Dei o certo pras pessoas certas, disso não tenho dúvida. Com isso tive vários bons encontros onde o amor por ela era presente em mim e na pessoa amiga. Mas a estranheza maior, que ficou me martelando a cabeça, foi pensar em como se acaba com 90 anos de uma vida intensa, assim, num estalar de dedos. Eu nunca tinha tido um morto antes que fosse meu. As pessoas importantes de minha vida que se foram, meus avós e meu pai, tiveram “as suas pessoas” . Vovô o vovó tiveram a minha mãe, e meu pai, sua companheira, o que no fator dor, foi ótimo pra mim, porque me poupou de muita coisa.

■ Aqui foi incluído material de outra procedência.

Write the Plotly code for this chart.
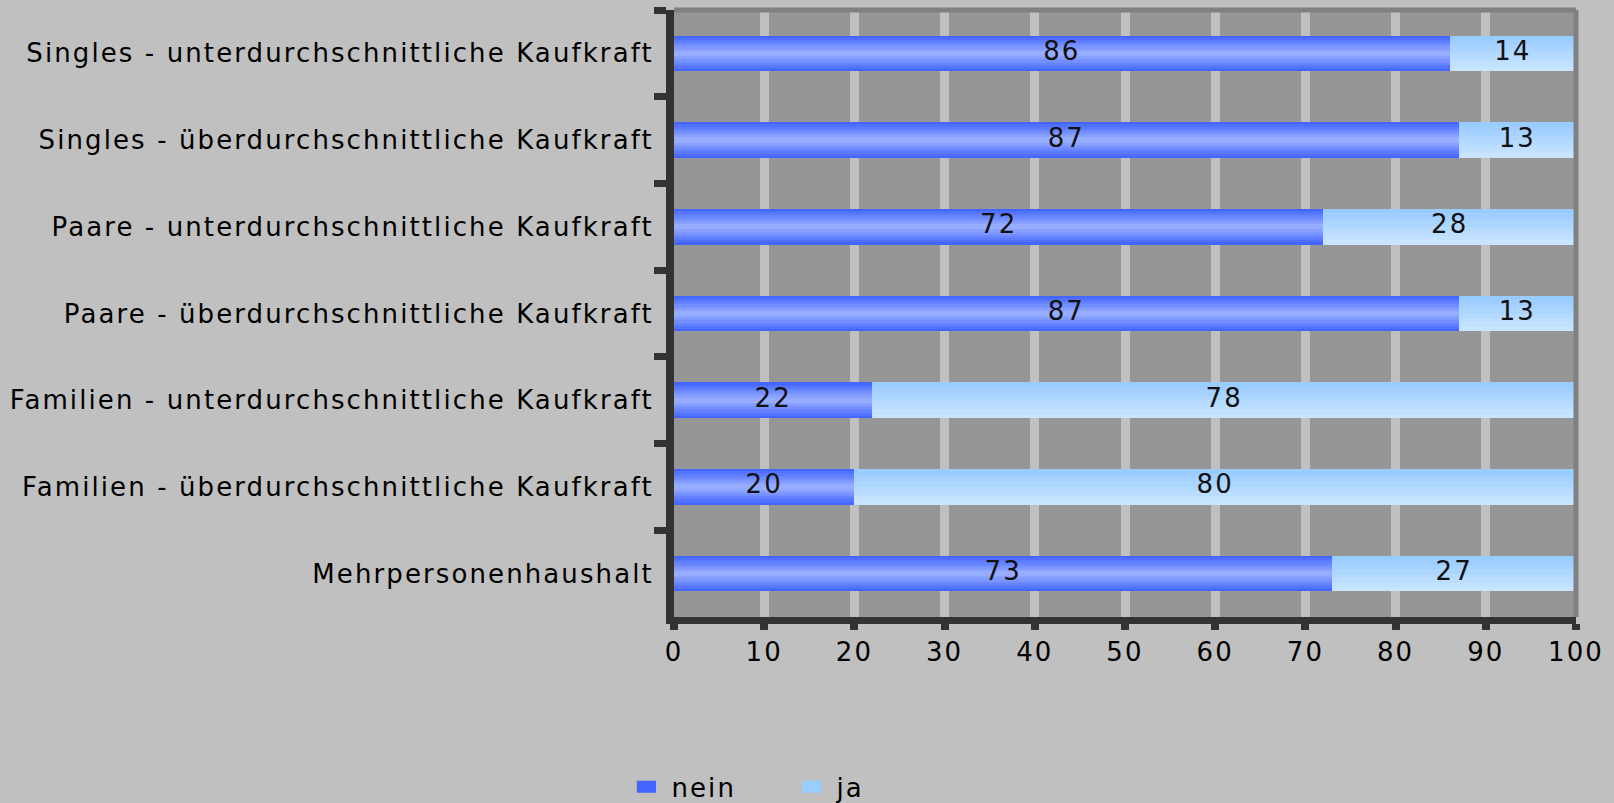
import plotly.graph_objects as go

# Survey shares (percent) per household type
categories = [
    "Singles - unterdurchschnittliche Kaufkraft",
    "Singles - überdurchschnittliche Kaufkraft",
    "Paare - unterdurchschnittliche Kaufkraft",
    "Paare - überdurchschnittliche Kaufkraft",
    "Familien - unterdurchschnittliche Kaufkraft",
    "Familien - überdurchschnittliche Kaufkraft",
    "Mehrpersonenhaushalt",
]
nein = [86, 87, 72, 87, 22, 20, 73]
ja = [14, 13, 28, 13, 78, 80, 27]
x_ticks = [0, 10, 20, 30, 40, 50, 60, 70, 80, 90, 100]

FONT = "DejaVu Sans"
FS = 26
BAR_W = 0.41


def mix(c1, c2, t):
    return "rgb({},{},{})".format(*[round(a + (b - a) * t) for a, b in zip(c1, c2)])


fig = go.Figure()

# "nein": symmetric gradient, dark edges -> light centre (stacked overlays)
n_layers = 8
dark_blue, light_blue = (68, 102, 255), (150, 172, 255)
for k in range(n_layers):
    t = k / (n_layers - 1)
    w = BAR_W * (1 - 0.85 * t)
    fig.add_trace(go.Bar(
        y=categories, x=nein, base=[0] * len(nein), orientation="h",
        width=w, offset=-w / 2,
        marker=dict(color=mix(dark_blue, light_blue, t), line_width=0),
        name="nein", legendgroup="nein", showlegend=(k == 0),
        hoverinfo="skip",
    ))

# "ja": vertical gradient, darker top -> lighter bottom
j_layers = 8
ja_top, ja_bottom = (153, 204, 255), (200, 228, 255)
for k in range(j_layers):
    t = k / (j_layers - 1)
    h = BAR_W * (1 - t * (1 - 1 / j_layers))
    fig.add_trace(go.Bar(
        y=categories, x=ja, base=nein, orientation="h",
        width=h, offset=BAR_W / 2 - h,
        marker=dict(color=mix(ja_top, ja_bottom, t), line_width=0),
        name="ja", legendgroup="ja", showlegend=(k == 0),
        hoverinfo="skip",
    ))

# value labels centred in each segment
fig.add_trace(go.Scatter(
    y=categories + categories,
    x=[n / 2 for n in nein] + [n + j / 2 for n, j in zip(nein, ja)],
    text=[str(v) for v in nein + ja],
    mode="text", textposition="middle center",
    textfont=dict(family=FONT, size=FS, color="#111111"),
    showlegend=False, hoverinfo="skip",
))

# darker frame on top and right of the plot area
fig.add_shape(type="line", xref="paper", yref="paper", x0=0, x1=1, y0=1, y1=1,
              line=dict(color="#808080", width=5), layer="above")
fig.add_shape(type="line", xref="paper", yref="paper", x0=1, x1=1, y0=0, y1=1,
              line=dict(color="#808080", width=5), layer="above")

fig.update_layout(
    width=1614, height=803,
    margin=dict(l=674, r=38, t=10, b=186),
    paper_bgcolor="#c0c0c0", plot_bgcolor="#969696",
    barmode="overlay", bargap=0,
    font=dict(family=FONT, size=FS, color="#000000"),
    showlegend=True,
    legend=dict(
        orientation="h", xref="container", yref="container",
        x=0.385, xanchor="left", y=0.02, yanchor="middle",
        font=dict(family=FONT, size=FS, color="#000000"),
        bgcolor="rgba(0,0,0,0)", traceorder="normal",
        itemwidth=40,
        entrywidth=110, entrywidthmode="pixels",
    ),
    xaxis=dict(
        range=[0, 100], tickvals=x_ticks, ticktext=[str(v) for v in x_ticks],
        showgrid=True, gridcolor="#c0c0c0", gridwidth=9,
        showline=True, linecolor="#333333", linewidth=7,
        ticks="outside", ticklen=6, tickwidth=8, tickcolor="#333333",
        tickfont=dict(family=FONT, size=FS, color="#000000"),
        zeroline=False, fixedrange=True,
    ),
    yaxis=dict(
        type="category", categoryorder="array", categoryarray=categories,
        autorange="reversed", tickson="boundaries",
        showgrid=False, showline=True, linecolor="#333333", linewidth=8,
        ticks="outside", ticklen=12, tickwidth=7, tickcolor="#333333",
        tickfont=dict(family=FONT, size=FS, color="#000000"),
        ticklabelstandoff=7,
        zeroline=False, fixedrange=True,
    ),
)

# widen the lettering of every text element and stretch the legend swatches
post_js = """
var gd = document.getElementById('{plot_id}');
gd.querySelectorAll('svg text').forEach(function (t) {
    t.style.letterSpacing = '2.1px';
});
gd.querySelectorAll('.legend .legendpoints path').forEach(function (p) {
    var tr = p.getAttribute('transform') || '';
    p.setAttribute('transform', tr + ' scale(1.6,1)');
});
"""

fig.write_html("out.html", post_script=post_js)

Mas minha mãe era só minha, sou filha única, e protagonizamos uma relação muito intensa durante a vida, com tudo o que isso tem de melhor e de pior. Foi quem mais amei. E de repente, você senta no sofá, olha pro da frente, onde antes ela sentava e pensa que aquela história de que caixão não tem gaveta é muito maior e mais profunda do que quando a gente diz pra alguém com uma postura que merece este comentário ou de alguém que mereça.

A vida é tudo que somos. O que fazemos e principalmente nossa sensibilidade ao nosso semelhante. Ninguém veio pra ter uma bolsa Gucci. Pode ser até bom, pode até ter, mas gente tem de pensar todo dia no tamanho exato que o material tem nas nossas vidas. Nada disso é novidade pra mim, mas exterminando a vida material de minha mãe nesta encarnação, uma libriana linda, vaidosa e nunca fútil, esse sentimento me veio ainda mais, de forma avassaladora.

E não tenho dúvidas, de que mesmo tendo sido muito sofrido, foi o melhor que sua morte deixou pra mim.